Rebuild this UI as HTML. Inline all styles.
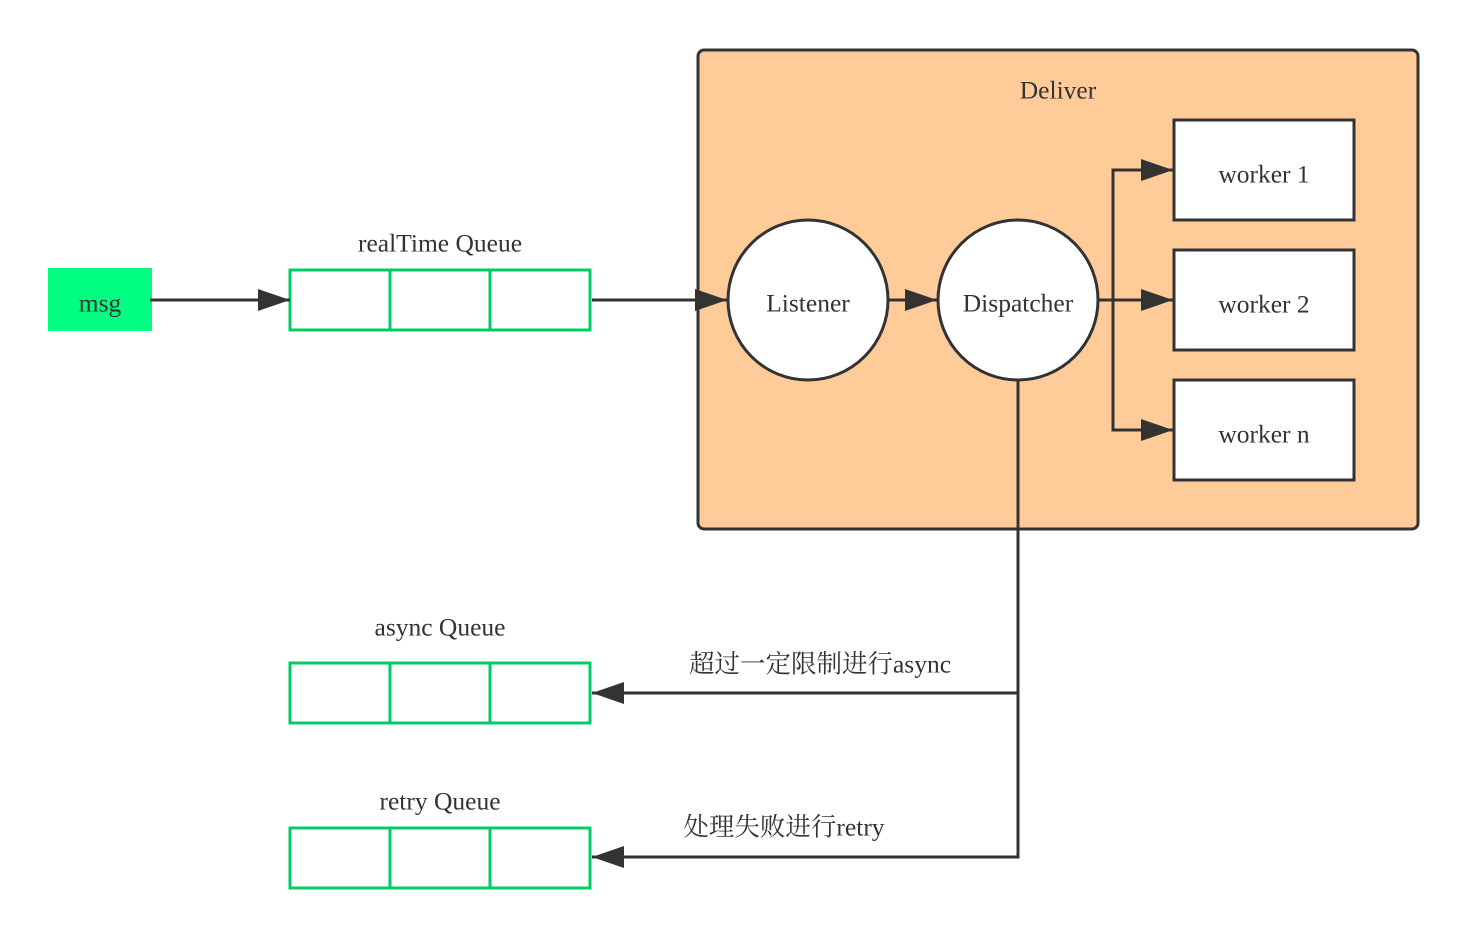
<!DOCTYPE html>
<html><head><meta charset="utf-8"><style>body{margin:0;background:#fff}svg{display:block}text{font-family:"Liberation Serif","Noto Serif CJK SC","Noto Sans CJK SC",serif;fill:#333;font-size:25.5px;text-anchor:middle;dominant-baseline:central}</style></head><body>
<svg width="1468" height="938" viewBox="0 0 1468 938">
<defs><marker id="b" markerWidth="32" markerHeight="22" refX="32" refY="11" orient="auto" markerUnits="userSpaceOnUse"><path d="M0,0 L32,11 L0,22z" fill="#333"/></marker></defs>
<rect x="698" y="50" width="720" height="479" rx="6" fill="#ffcc99" stroke="#333" stroke-width="3"/>
<text x="1058" y="90">Deliver</text>
<rect x="48" y="268" width="104" height="63" fill="#00ff80"/>
<text x="100" y="303">msg</text>
<g fill="#fff" stroke="#00cc66" stroke-width="3">
<rect x="290" y="270" width="300" height="60"/><path d="M390,270V330M490,270V330"/>
<rect x="290" y="663" width="300" height="60"/><path d="M390,663V723M490,663V723"/>
<rect x="290" y="828" width="300" height="60"/><path d="M390,828V888M490,828V888"/>
</g>
<text x="440" y="243">realTime Queue</text>
<text x="440" y="627">async Queue</text>
<text x="440" y="801">retry Queue</text>
<g stroke="#333" stroke-width="3" fill="none">
<path d="M150,300H290" marker-end="url(#b)"/>
<path d="M592,300H727" marker-end="url(#b)"/>
<path d="M888,300H937" marker-end="url(#b)"/>
<path d="M1098,300H1173" marker-end="url(#b)"/>
<path d="M1113,300V170H1173" marker-end="url(#b)"/>
<path d="M1113,300V430H1173" marker-end="url(#b)"/>
<path d="M1018,380V857H592" marker-end="url(#b)"/>
<path d="M1018,693H592" marker-end="url(#b)"/>
</g>
<g fill="#fff" stroke="#333" stroke-width="3">
<circle cx="808" cy="300" r="80"/><circle cx="1018" cy="300" r="80"/>
<rect x="1174" y="120" width="180" height="100"/>
<rect x="1174" y="250" width="180" height="100"/>
<rect x="1174" y="380" width="180" height="100"/>
</g>
<text x="808" y="303">Listener</text>
<text x="1018" y="303">Dispatcher</text>
<text x="1264" y="174">worker 1</text>
<text x="1264" y="304">worker 2</text>
<text x="1264" y="434">worker n</text>
<text x="820" y="664">超过一定限制进行async</text>
<text x="784" y="827">处理失败进行retry</text>
</svg></body></html>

___

WHAT THIS TASK INVOLVES: Return the listing above word for word, with the pictures removed.

WRITTEN RESPONSE:
Rebuild this UI as HTML. Inline all styles.
<!DOCTYPE html>
<html><head><meta charset="utf-8"><style>body{margin:0;background:#fff}svg{display:block}text{font-family:"Liberation Serif","Noto Serif CJK SC","Noto Sans CJK SC",serif;fill:#333;font-size:25.5px;text-anchor:middle;dominant-baseline:central}</style></head><body>
<svg width="1468" height="938" viewBox="0 0 1468 938">
<defs><marker id="b" markerWidth="32" markerHeight="22" refX="32" refY="11" orient="auto" markerUnits="userSpaceOnUse"><path d="M0,0 L32,11 L0,22z" fill="#333"/></marker></defs>
<rect x="698" y="50" width="720" height="479" rx="6" fill="#ffcc99" stroke="#333" stroke-width="3"/>
<text x="1058" y="90">Deliver</text>
<rect x="48" y="268" width="104" height="63" fill="#00ff80"/>
<text x="100" y="303">msg</text>
<g fill="#fff" stroke="#00cc66" stroke-width="3">
<rect x="290" y="270" width="300" height="60"/><path d="M390,270V330M490,270V330"/>
<rect x="290" y="663" width="300" height="60"/><path d="M390,663V723M490,663V723"/>
<rect x="290" y="828" width="300" height="60"/><path d="M390,828V888M490,828V888"/>
</g>
<text x="440" y="243">realTime Queue</text>
<text x="440" y="627">async Queue</text>
<text x="440" y="801">retry Queue</text>
<g stroke="#333" stroke-width="3" fill="none">
<path d="M150,300H290" marker-end="url(#b)"/>
<path d="M592,300H727" marker-end="url(#b)"/>
<path d="M888,300H937" marker-end="url(#b)"/>
<path d="M1098,300H1173" marker-end="url(#b)"/>
<path d="M1113,300V170H1173" marker-end="url(#b)"/>
<path d="M1113,300V430H1173" marker-end="url(#b)"/>
<path d="M1018,380V857H592" marker-end="url(#b)"/>
<path d="M1018,693H592" marker-end="url(#b)"/>
</g>
<g fill="#fff" stroke="#333" stroke-width="3">
<circle cx="808" cy="300" r="80"/><circle cx="1018" cy="300" r="80"/>
<rect x="1174" y="120" width="180" height="100"/>
<rect x="1174" y="250" width="180" height="100"/>
<rect x="1174" y="380" width="180" height="100"/>
</g>
<text x="808" y="303">Listener</text>
<text x="1018" y="303">Dispatcher</text>
<text x="1264" y="174">worker 1</text>
<text x="1264" y="304">worker 2</text>
<text x="1264" y="434">worker n</text>
<text x="820" y="664">超过一定限制进行async</text>
<text x="784" y="827">处理失败进行retry</text>
</svg></body></html>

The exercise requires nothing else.